* _GIVEN PROBLEM_:
Reproduce exactly, and only, the lines of the material below running from the line bearing "Reproduce this chart with matplotlib." through the line bearing "plt.rcParams['font.family'] = ['Lato', 'DejaVu". Leave any pictures out.

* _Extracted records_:
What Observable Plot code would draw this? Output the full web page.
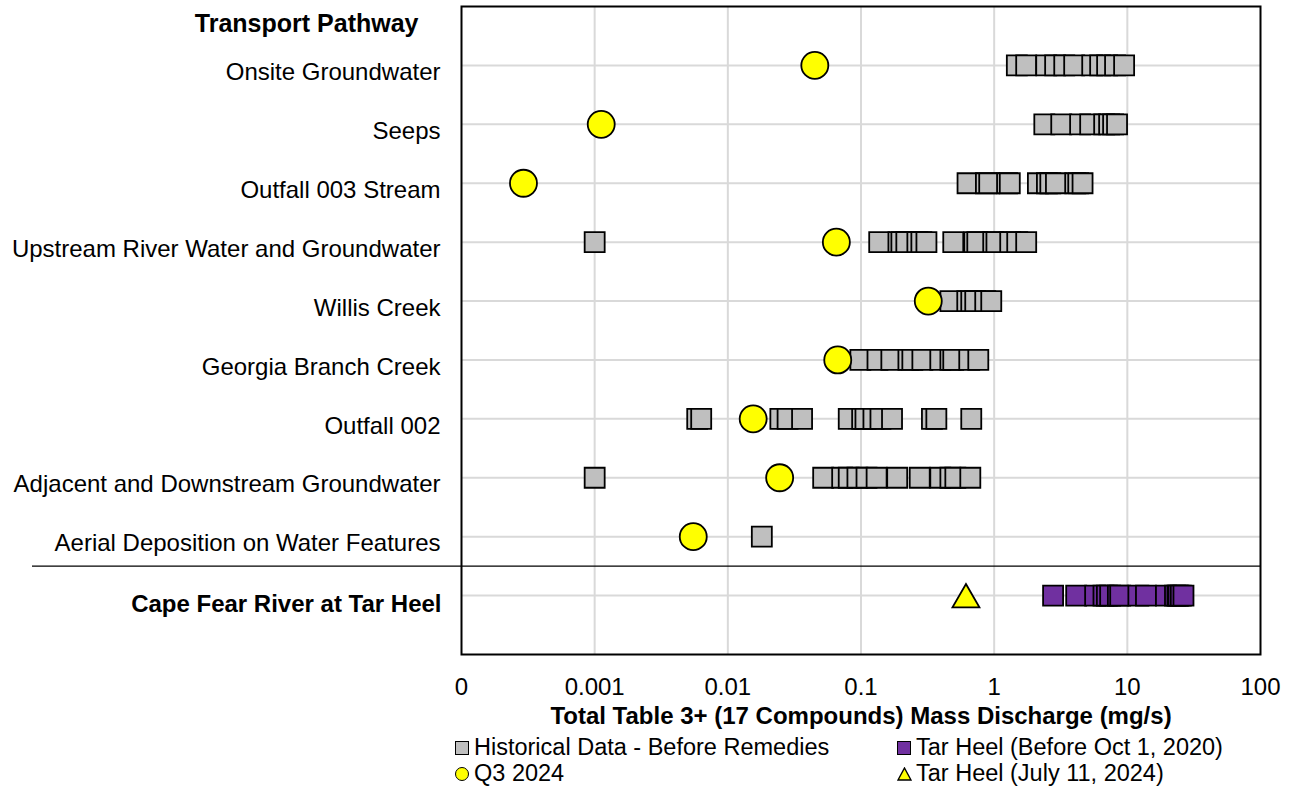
<!DOCTYPE html>
<html>
<head>
<meta charset="utf-8">
<script src="https://cdn.jsdelivr.net/npm/d3@7"></script>
<script src="https://cdn.jsdelivr.net/npm/@observablehq/plot@0.6"></script>
<style>
  body { margin: 0; background: white; font-family: "Liberation Sans", Arial, sans-serif; }
  #wrap { position: relative; width: 1298px; }
  #legend { position: relative; height: 60px; font-size: 23.5px; color: black; }
  .item { position: absolute; display: flex; align-items: center; white-space: nowrap; }
  .sw { display: inline-block; box-sizing: border-box; margin-right: 5px; }
</style>
</head>
<body>
<div id="wrap"></div>
<script>
// ---- Data ----
const categories = [
  "Onsite Groundwater",
  "Seeps",
  "Outfall 003 Stream",
  "Upstream River Water and Groundwater",
  "Willis Creek",
  "Georgia Branch Creek",
  "Outfall 002",
  "Adjacent and Downstream Groundwater",
  "Aerial Deposition on Water Features"
];
const riverCategory = "Cape Fear River at Tar Heel";
const headerLabel = "Transport Pathway";

// Historical Data - Before Remedies (mg/s)
const histOnsite = [1.48, 1.74, 2.46, 2.87, 3.36, 3.99, 5.45, 6.25, 7.05, 8.09, 9.46];
const histSeeps = [2.38, 3.19, 4.42, 5.26, 6.70, 7.30, 7.82, 8.37];
const histOutfall003 = [0.631, 0.867, 0.918, 1.25, 1.31, 2.13, 2.49, 2.64, 2.91, 4.06, 4.28, 4.61];
const histUpstream = [0.001, 0.137, 0.191, 0.201, 0.219, 0.265, 0.284, 0.310, 0.493, 0.709, 0.747, 0.984, 1.04, 1.32, 1.49, 1.74];
const histWillis = [0.469, 0.628, 0.673, 0.721, 0.857, 0.951];
const histGeorgia = [0.0989, 0.133, 0.169, 0.227, 0.243, 0.289, 0.394, 0.469, 0.493, 0.650, 0.760];
const histOutfall002 = [0.00589, 0.00631, 0.0248, 0.0281, 0.0361, 0.0809, 0.102, 0.108, 0.124, 0.140, 0.171, 0.341, 0.368, 0.673];
const histAdjacent = [0.001, 0.0520, 0.0722, 0.0809, 0.094, 0.110, 0.131, 0.187, 0.276, 0.394, 0.469, 0.511, 0.662];
const histAerial = [0.018];

// Q3 2024 (mg/s), one per category
const q3Values = [0.045, 0.00112, 0.000292, 0.0653, 0.320, 0.0669, 0.0155, 0.0245, 0.0055];

// Cape Fear River at Tar Heel
const tarHeelBefore2020 = [2.77, 4.13, 5.73, 6.62, 7.02, 7.43, 8.49, 8.84, 12.1, 13.8, 19.5, 22.8, 23.8, 24.2, 25.2, 26.4];
const tarHeelJuly2024 = [0.614];

// Axis
const tickValues = [0.0001, 0.001, 0.01, 0.1, 1, 10, 100];
const tickLabels = ["0", "0.001", "0.01", "0.1", "1", "10", "100"];
const gridValues = [0.001, 0.01, 0.1, 1, 10];
const xTitle = "Total Table 3+ (17 Compounds) Mass Discharge (mg/s)";

const legendLabels = ["Historical Data - Before Remedies", "Q3 2024", "Tar Heel (Before Oct 1, 2020)", "Tar Heel (July 11, 2024)"];

// ---- Build tables ----
const histSeries = [histOnsite, histSeeps, histOutfall003, histUpstream, histWillis, histGeorgia, histOutfall002, histAdjacent, histAerial];
const histRows = histSeries.flatMap((vals, i) => vals.map(v => ({row: i + 1, value: v})));
const q3Rows = q3Values.map((v, i) => ({row: i + 1, value: v}));
const riverRow = categories.length + 1; // 10
const purpleRows = tarHeelBefore2020.map(v => ({row: riverRow, value: v}));
const triRows = tarHeelJuly2024.map(v => ({row: riverRow, value: v}));
const labelRows = categories.map((c, i) => ({row: i + 1, name: c}));
const gridRows = d3.range(1, riverRow + 1);

const W = 1298, H = 730;
const sq = 20 / Math.sqrt(Math.PI);

const chart = Plot.plot({
  width: W,
  height: H,
  marginLeft: 461,
  marginRight: 38,
  marginTop: 6,
  marginBottom: 76,
  style: {fontFamily: "'Liberation Sans', Arial, sans-serif", fontSize: "24px", color: "black", background: "white", overflow: "visible"},
  x: {type: "log", domain: [0.0001, 100]},
  y: {domain: [riverRow + 1, 0], axis: null},
  marks: [
    Plot.ruleX(gridValues, {stroke: "#d9d9d9", strokeWidth: 2}),
    Plot.ruleY(gridRows, {stroke: "#d9d9d9", strokeWidth: 2}),
    Plot.ruleY([riverRow - 0.5], {stroke: "black", strokeWidth: 1.3, insetLeft: -429}),
    Plot.frame({stroke: "black", strokeWidth: 2}),
    Plot.axisX(tickValues, {
      tickSize: 0, tickPadding: 23, fontSize: 24,
      tickFormat: d => tickLabels[tickValues.indexOf(d)],
      label: null
    }),
    Plot.text([xTitle], {frameAnchor: "bottom", dy: 69, fontWeight: "bold", fontSize: 24, text: d => d}),
    Plot.text([headerLabel], {frameAnchor: "top-left", lineAnchor: "middle", dx: -43, dy: 17, textAnchor: "end", fontWeight: "bold", fontSize: 25, text: d => d}),
    Plot.text(labelRows, {frameAnchor: "left", y: "row", text: "name", textAnchor: "end", dx: -21, dy: 7, fontSize: 24}),
    Plot.text([riverCategory], {frameAnchor: "left", y: () => riverRow, text: d => d, textAnchor: "end", dx: -20, dy: 9, fontWeight: "bold", fontSize: 24}),
    Plot.dot(histRows, {x: "value", y: "row", symbol: "square", r: sq, fill: "#bfbfbf", stroke: "black", strokeWidth: 1.8}),
    Plot.dot(q3Rows, {x: "value", y: "row", symbol: "circle", r: 13.5, fill: "#ffff00", stroke: "black", strokeWidth: 1.8}),
    Plot.dot(purpleRows, {x: "value", y: "row", symbol: "square", r: sq, fill: "#7030a0", stroke: "black", strokeWidth: 1.8}),
    Plot.dot(triRows, {x: "value", y: "row", symbol: "triangle", r: 10, dy: 4, fill: "#ffff00", stroke: "black", strokeWidth: 1.8})
  ]
});

const wrap = document.getElementById("wrap");
wrap.appendChild(chart);

// ---- Legend ----
const legend = document.createElement("div");
legend.id = "legend";
const items = [
  {label: legendLabels[0], left: 455, top: 18, kind: "sq", color: "#bfbfbf"},
  {label: legendLabels[1], left: 455, top: 44, kind: "circ", color: "#ffff00"},
  {label: legendLabels[2], left: 897, top: 18, kind: "sq", color: "#7030a0"},
  {label: legendLabels[3], left: 897, top: 44, kind: "tri", color: "#ffff00"}
];
for (const it of items) {
  const d = document.createElement("div");
  d.className = "item";
  d.style.left = it.left + "px";
  d.style.top = (it.top - 14) + "px";
  let sw;
  if (it.kind === "tri") {
    sw = document.createElementNS("http://www.w3.org/2000/svg", "svg");
    sw.setAttribute("width", 15); sw.setAttribute("height", 14);
    sw.style.marginRight = "4px";
    const p = document.createElementNS("http://www.w3.org/2000/svg", "path");
    p.setAttribute("d", "M7.5,1 L14,13 L1,13 Z");
    p.setAttribute("fill", it.color); p.setAttribute("stroke", "black"); p.setAttribute("stroke-width", "1.4");
    sw.appendChild(p);
  } else {
    sw = document.createElement("span");
    sw.className = "sw";
    sw.style.width = "14px"; sw.style.height = "14px";
    sw.style.background = it.color; sw.style.border = "1.5px solid black";
    if (it.kind === "circ") sw.style.borderRadius = "50%";
  }
  d.appendChild(sw);
  const t = document.createElement("span");
  t.textContent = it.label;
  d.appendChild(t);
  legend.appendChild(d);
}
wrap.appendChild(legend);
</script>
</body>
</html>
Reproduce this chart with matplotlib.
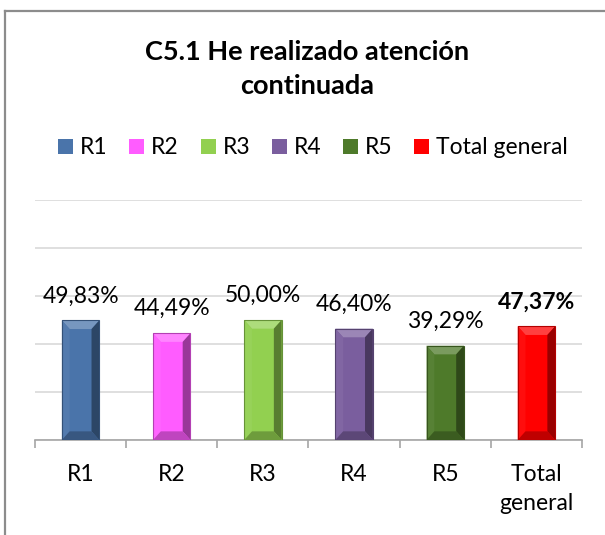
import matplotlib.pyplot as plt
import matplotlib.colors as mcolors
from matplotlib.patches import Polygon, Rectangle
from matplotlib.lines import Line2D

plt.rcParams['font.family'] = ['Lato', 'DejaVu Sans']

categories = ['R1', 'R2', 'R3', 'R4', 'R5', 'Total general']
tick_labels = ['R1', 'R2', 'R3', 'R4', 'R5', 'Total\ngeneral']
values = [49.83, 44.49, 50.00, 46.40, 39.29, 47.37]
colors = ['#4A74AA', '#FF5CFF', '#92D050', '#7A5E9E', '#4E7A2A', '#FF0000']
title = 'C5.1 He realizado atención\ncontinuada'

W, H = 605, 535
fig = plt.figure(figsize=(W / 100, H / 100), dpi=100)
ax = fig.add_axes([35 / W, 1 - 440 / H, (582 - 35) / W, 240 / H])

x = list(range(len(values)))
bar_w = 0.41
bars = ax.bar(x, values, width=bar_w, color=colors, zorder=3)


def shade(c, f):
    r, g, b = mcolors.to_rgb(c)
    if f > 1:
        return (r + (1 - r) * (f - 1), g + (1 - g) * (f - 1), b + (1 - b) * (f - 1))
    return (r * f, g * f, b * f)


# bevel look
bx = 0.085
by = 3.6
for b, c in zip(bars, colors):
    x0, w, h = b.get_x(), b.get_width(), b.get_height()
    x1 = x0 + w
    top = [(x0, h), (x1, h), (x1 - bx, h - by), (x0 + bx, h - by)]
    bot = [(x0, 0), (x1, 0), (x1 - bx, by), (x0 + bx, by)]
    left = [(x0, 0), (x0, h), (x0 + bx, h - by), (x0 + bx, by)]
    right = [(x1, 0), (x1, h), (x1 - bx, h - by), (x1 - bx, by)]
    ax.add_patch(Polygon(top, closed=True, color=shade(c, 1.25), lw=0, zorder=4))
    ax.add_patch(Polygon(left, closed=True, color=shade(c, 1.05), lw=0, zorder=4))
    ax.add_patch(Polygon(right, closed=True, color=shade(c, 0.6), lw=0, zorder=4))
    ax.add_patch(Polygon(bot, closed=True, color=shade(c, 0.75), lw=0, zorder=4))
    ax.add_patch(Rectangle((x0, 0), w, h, fill=False, ec=shade(c, 0.7), lw=0.8, zorder=5))

for i, (b, v) in enumerate(zip(bars, values)):
    ax.annotate(f'{v:.2f}%'.replace('.', ','), (b.get_x() + b.get_width() / 2, v),
                xytext=(0, 10), textcoords='offset points', ha='center', va='bottom',
                fontsize=16.5, fontweight='bold' if i == len(values) - 1 else 'normal',
                color='black', zorder=5)

ax.set_xlim(-0.5, len(values) - 0.5)
ax.set_ylim(0, 100)
ax.set_yticks([0, 20, 40, 60, 80, 100])
ax.yaxis.grid(True, color='#D9D9D9', lw=1.2, zorder=0)
ax.tick_params(axis='y', length=0, labelleft=False)
for s in ['left', 'right', 'top']:
    ax.spines[s].set_visible(False)
ax.spines['bottom'].set_color('#A6A6A6')
ax.spines['bottom'].set_linewidth(1.2)

ax.set_xticks([i - 0.5 for i in range(len(values) + 1)], minor=False)
ax.set_xticklabels([])
ax.tick_params(axis='x', length=6, color='#A6A6A6', width=1.2)
ax.set_xticks(x, minor=True)
ax.set_xticklabels(tick_labels, minor=True, fontsize=16.5, linespacing=1.5, va='top')
ax.tick_params(axis='x', which='minor', length=0, pad=17)

fig.text(0.508, 1 - 69 / H, title, ha='center', va='center', fontsize=19.5,
         fontweight='bold', linespacing=1.5)

handles = [Rectangle((0, 0), 1, 1, facecolor=c) for c in colors]
fig.legend(handles, categories, loc='center', bbox_to_anchor=(313 / W, 1 - 148 / H),
           ncol=6, frameon=False, fontsize=16.5, handlelength=0.65, handleheight=0.6,
           handletextpad=0.3, columnspacing=0.95, borderpad=0, borderaxespad=0)

fig.add_artist(Line2D([5 / W, 1], [1 - 11 / H, 1 - 11 / H], color='#8C8C8C', lw=1.6))
fig.add_artist(Line2D([5 / W, 5 / W], [0, 1 - 11 / H], color='#8C8C8C', lw=1.6))

fig.savefig('out.png', dpi=100)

* _FINISHED EXERCISE_:
Reproduce this chart with matplotlib.
import matplotlib.pyplot as plt
import matplotlib.colors as mcolors
from matplotlib.patches import Polygon, Rectangle
from matplotlib.lines import Line2D

plt.rcParams['font.family'] = ['Lato', 'DejaVu Sans']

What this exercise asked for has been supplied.